WHAT YOU NEED TO DO: Please retype the data in full and exactly; the pictures are not part of the copy.

INFORMATION SUPPLIED:
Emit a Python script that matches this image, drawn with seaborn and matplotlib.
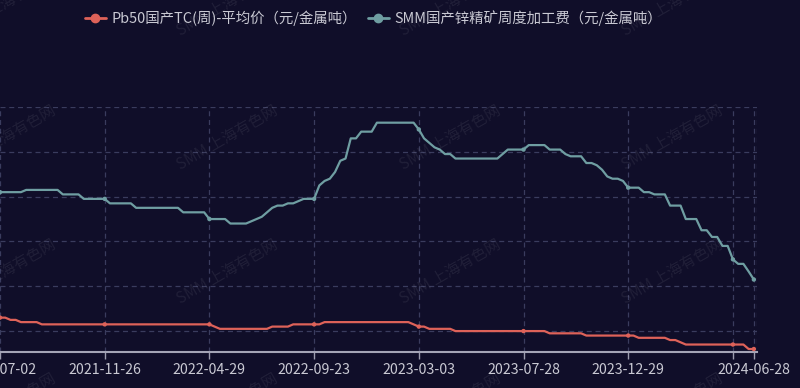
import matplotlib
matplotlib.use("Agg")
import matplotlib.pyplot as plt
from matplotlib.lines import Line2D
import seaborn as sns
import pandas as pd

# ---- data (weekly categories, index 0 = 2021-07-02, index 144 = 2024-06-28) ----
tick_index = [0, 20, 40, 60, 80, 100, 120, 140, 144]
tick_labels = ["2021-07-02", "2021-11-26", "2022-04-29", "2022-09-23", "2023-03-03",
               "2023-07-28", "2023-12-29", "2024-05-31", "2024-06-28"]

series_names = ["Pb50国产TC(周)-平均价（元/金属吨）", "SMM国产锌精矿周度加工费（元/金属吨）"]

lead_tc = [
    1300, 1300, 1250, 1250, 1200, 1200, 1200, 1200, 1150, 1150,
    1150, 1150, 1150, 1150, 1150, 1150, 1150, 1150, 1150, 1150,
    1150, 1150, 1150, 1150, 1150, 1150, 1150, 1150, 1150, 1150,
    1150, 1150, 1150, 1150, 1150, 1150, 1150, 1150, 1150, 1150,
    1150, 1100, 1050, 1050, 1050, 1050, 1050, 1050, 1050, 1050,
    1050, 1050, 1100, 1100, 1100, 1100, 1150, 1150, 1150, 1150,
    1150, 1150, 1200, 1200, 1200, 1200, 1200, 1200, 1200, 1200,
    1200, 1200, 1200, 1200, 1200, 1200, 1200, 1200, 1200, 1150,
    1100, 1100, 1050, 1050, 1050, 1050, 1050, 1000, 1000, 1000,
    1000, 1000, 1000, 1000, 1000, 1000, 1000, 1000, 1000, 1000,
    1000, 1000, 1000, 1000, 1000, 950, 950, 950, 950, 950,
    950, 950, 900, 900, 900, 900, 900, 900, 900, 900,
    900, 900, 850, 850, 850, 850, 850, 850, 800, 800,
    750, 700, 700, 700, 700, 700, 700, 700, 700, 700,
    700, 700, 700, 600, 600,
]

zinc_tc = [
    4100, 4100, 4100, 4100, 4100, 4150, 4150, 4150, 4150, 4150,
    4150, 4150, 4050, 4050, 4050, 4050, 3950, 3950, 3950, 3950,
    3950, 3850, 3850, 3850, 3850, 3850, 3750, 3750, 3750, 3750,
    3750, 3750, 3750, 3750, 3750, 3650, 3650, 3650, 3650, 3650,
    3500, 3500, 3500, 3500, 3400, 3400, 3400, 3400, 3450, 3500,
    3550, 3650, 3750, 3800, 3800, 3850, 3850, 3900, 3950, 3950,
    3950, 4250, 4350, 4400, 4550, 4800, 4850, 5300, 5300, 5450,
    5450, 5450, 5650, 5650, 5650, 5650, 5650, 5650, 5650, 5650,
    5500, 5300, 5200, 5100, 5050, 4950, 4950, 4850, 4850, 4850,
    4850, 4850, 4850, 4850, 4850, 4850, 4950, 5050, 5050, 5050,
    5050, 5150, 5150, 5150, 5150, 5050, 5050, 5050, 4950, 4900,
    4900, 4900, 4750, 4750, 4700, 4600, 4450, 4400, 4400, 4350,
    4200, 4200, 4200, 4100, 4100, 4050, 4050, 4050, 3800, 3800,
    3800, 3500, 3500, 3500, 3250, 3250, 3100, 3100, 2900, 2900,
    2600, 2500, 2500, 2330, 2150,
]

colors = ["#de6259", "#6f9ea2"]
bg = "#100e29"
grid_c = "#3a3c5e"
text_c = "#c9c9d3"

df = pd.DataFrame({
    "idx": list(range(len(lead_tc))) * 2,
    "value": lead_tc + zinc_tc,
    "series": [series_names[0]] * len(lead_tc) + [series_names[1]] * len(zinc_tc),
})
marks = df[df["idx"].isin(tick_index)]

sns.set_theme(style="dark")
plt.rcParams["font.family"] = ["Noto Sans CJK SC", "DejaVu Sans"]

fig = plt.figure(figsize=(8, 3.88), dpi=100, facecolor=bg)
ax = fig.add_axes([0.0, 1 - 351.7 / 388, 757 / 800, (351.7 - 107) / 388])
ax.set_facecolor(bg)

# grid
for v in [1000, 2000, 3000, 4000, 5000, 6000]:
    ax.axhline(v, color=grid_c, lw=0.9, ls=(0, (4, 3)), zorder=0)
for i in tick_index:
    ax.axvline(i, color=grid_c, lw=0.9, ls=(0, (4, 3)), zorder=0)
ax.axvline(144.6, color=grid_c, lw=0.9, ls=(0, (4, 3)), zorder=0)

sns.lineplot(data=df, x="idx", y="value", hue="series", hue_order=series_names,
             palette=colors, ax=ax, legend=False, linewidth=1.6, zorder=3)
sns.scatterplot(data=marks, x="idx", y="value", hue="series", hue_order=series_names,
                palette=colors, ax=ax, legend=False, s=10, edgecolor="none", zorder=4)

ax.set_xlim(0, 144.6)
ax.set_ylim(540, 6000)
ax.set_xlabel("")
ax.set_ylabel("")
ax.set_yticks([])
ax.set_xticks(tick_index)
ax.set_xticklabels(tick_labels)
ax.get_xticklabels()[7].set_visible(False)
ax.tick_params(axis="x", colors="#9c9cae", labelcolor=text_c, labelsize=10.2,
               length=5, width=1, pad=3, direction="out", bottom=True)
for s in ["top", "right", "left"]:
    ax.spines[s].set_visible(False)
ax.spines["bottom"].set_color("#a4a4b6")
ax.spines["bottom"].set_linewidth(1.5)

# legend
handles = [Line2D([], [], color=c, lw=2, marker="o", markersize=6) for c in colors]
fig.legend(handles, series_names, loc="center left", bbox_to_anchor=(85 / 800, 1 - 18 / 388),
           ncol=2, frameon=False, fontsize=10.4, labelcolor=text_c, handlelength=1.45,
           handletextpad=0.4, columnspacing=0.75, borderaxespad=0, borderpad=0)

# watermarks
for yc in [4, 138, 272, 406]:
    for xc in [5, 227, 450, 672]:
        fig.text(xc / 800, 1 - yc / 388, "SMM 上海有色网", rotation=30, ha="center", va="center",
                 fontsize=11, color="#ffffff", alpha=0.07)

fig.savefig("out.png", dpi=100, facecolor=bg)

ANSWER TO THE TASK:
Emit a Python script that matches this image, drawn with seaborn and matplotlib.
import matplotlib
matplotlib.use("Agg")
import matplotlib.pyplot as plt
from matplotlib.lines import Line2D
import seaborn as sns
import pandas as pd

# ---- data (weekly categories, index 0 = 2021-07-02, index 144 = 2024-06-28) ----
tick_index = [0, 20, 40, 60, 80, 100, 120, 140, 144]
tick_labels = ["2021-07-02", "2021-11-26", "2022-04-29", "2022-09-23", "2023-03-03",
               "2023-07-28", "2023-12-29", "2024-05-31", "2024-06-28"]

series_names = ["Pb50国产TC(周)-平均价（元/金属吨）", "SMM国产锌精矿周度加工费（元/金属吨）"]

lead_tc = [
    1300, 1300, 1250, 1250, 1200, 1200, 1200, 1200, 1150, 1150,
    1150, 1150, 1150, 1150, 1150, 1150, 1150, 1150, 1150, 1150,
    1150, 1150, 1150, 1150, 1150, 1150, 1150, 1150, 1150, 1150,
    1150, 1150, 1150, 1150, 1150, 1150, 1150, 1150, 1150, 1150,
    1150, 1100, 1050, 1050, 1050, 1050, 1050, 1050, 1050, 1050,
    1050, 1050, 1100, 1100, 1100, 1100, 1150, 1150, 1150, 1150,
    1150, 1150, 1200, 1200, 1200, 1200, 1200, 1200, 1200, 1200,
    1200, 1200, 1200, 1200, 1200, 1200, 1200, 1200, 1200, 1150,
    1100, 1100, 1050, 1050, 1050, 1050, 1050, 1000, 1000, 1000,
    1000, 1000, 1000, 1000, 1000, 1000, 1000, 1000, 1000, 1000,
    1000, 1000, 1000, 1000, 1000, 950, 950, 950, 950, 950,
    950, 950, 900, 900, 900, 900, 900, 900, 900, 900,
    900, 900, 850, 850, 850, 850, 850, 850, 800, 800,
    750, 700, 700, 700, 700, 700, 700, 700, 700, 700,
    700, 700, 700, 600, 600,
]

zinc_tc = [
    4100, 4100, 4100, 4100, 4100, 4150, 4150, 4150, 4150, 4150,
    4150, 4150, 4050, 4050, 4050, 4050, 3950, 3950, 3950, 3950,
    3950, 3850, 3850, 3850, 3850, 3850, 3750, 3750, 3750, 3750,
    3750, 3750, 3750, 3750, 3750, 3650, 3650, 3650, 3650, 3650,
    3500, 3500, 3500, 3500, 3400, 3400, 3400, 3400, 3450, 3500,
    3550, 3650, 3750, 3800, 3800, 3850, 3850, 3900, 3950, 3950,
    3950, 4250, 4350, 4400, 4550, 4800, 4850, 5300, 5300, 5450,
    5450, 5450, 5650, 5650, 5650, 5650, 5650, 5650, 5650, 5650,
    5500, 5300, 5200, 5100, 5050, 4950, 4950, 4850, 4850, 4850,
    4850, 4850, 4850, 4850, 4850, 4850, 4950, 5050, 5050, 5050,
    5050, 5150, 5150, 5150, 5150, 5050, 5050, 5050, 4950, 4900,
    4900, 4900, 4750, 4750, 4700, 4600, 4450, 4400, 4400, 4350,
    4200, 4200, 4200, 4100, 4100, 4050, 4050, 4050, 3800, 3800,
    3800, 3500, 3500, 3500, 3250, 3250, 3100, 3100, 2900, 2900,
    2600, 2500, 2500, 2330, 2150,
]

colors = ["#de6259", "#6f9ea2"]
bg = "#100e29"
grid_c = "#3a3c5e"
text_c = "#c9c9d3"

df = pd.DataFrame({
    "idx": list(range(len(lead_tc))) * 2,
    "value": lead_tc + zinc_tc,
    "series": [series_names[0]] * len(lead_tc) + [series_names[1]] * len(zinc_tc),
})
marks = df[df["idx"].isin(tick_index)]

sns.set_theme(style="dark")
plt.rcParams["font.family"] = ["Noto Sans CJK SC", "DejaVu Sans"]

fig = plt.figure(figsize=(8, 3.88), dpi=100, facecolor=bg)
ax = fig.add_axes([0.0, 1 - 351.7 / 388, 757 / 800, (351.7 - 107) / 388])
ax.set_facecolor(bg)

# grid
for v in [1000, 2000, 3000, 4000, 5000, 6000]:
    ax.axhline(v, color=grid_c, lw=0.9, ls=(0, (4, 3)), zorder=0)
for i in tick_index:
    ax.axvline(i, color=grid_c, lw=0.9, ls=(0, (4, 3)), zorder=0)
ax.axvline(144.6, color=grid_c, lw=0.9, ls=(0, (4, 3)), zorder=0)

sns.lineplot(data=df, x="idx", y="value", hue="series", hue_order=series_names,
             palette=colors, ax=ax, legend=False, linewidth=1.6, zorder=3)
sns.scatterplot(data=marks, x="idx", y="value", hue="series", hue_order=series_names,
                palette=colors, ax=ax, legend=False, s=10, edgecolor="none", zorder=4)

ax.set_xlim(0, 144.6)
ax.set_ylim(540, 6000)
ax.set_xlabel("")
ax.set_ylabel("")
ax.set_yticks([])
ax.set_xticks(tick_index)
ax.set_xticklabels(tick_labels)
ax.get_xticklabels()[7].set_visible(False)
ax.tick_params(axis="x", colors="#9c9cae", labelcolor=text_c, labelsize=10.2,
               length=5, width=1, pad=3, direction="out", bottom=True)
for s in ["top", "right", "left"]:
    ax.spines[s].set_visible(False)
ax.spines["bottom"].set_color("#a4a4b6")
ax.spines["bottom"].set_linewidth(1.5)

# legend
handles = [Line2D([], [], color=c, lw=2, marker="o", markersize=6) for c in colors]
fig.legend(handles, series_names, loc="center left", bbox_to_anchor=(85 / 800, 1 - 18 / 388),
           ncol=2, frameon=False, fontsize=10.4, labelcolor=text_c, handlelength=1.45,
           handletextpad=0.4, columnspacing=0.75, borderaxespad=0, borderpad=0)

# watermarks
for yc in [4, 138, 272, 406]:
    for xc in [5, 227, 450, 672]:
        fig.text(xc / 800, 1 - yc / 388, "SMM 上海有色网", rotation=30, ha="center", va="center",
                 fontsize=11, color="#ffffff", alpha=0.07)

fig.savefig("out.png", dpi=100, facecolor=bg)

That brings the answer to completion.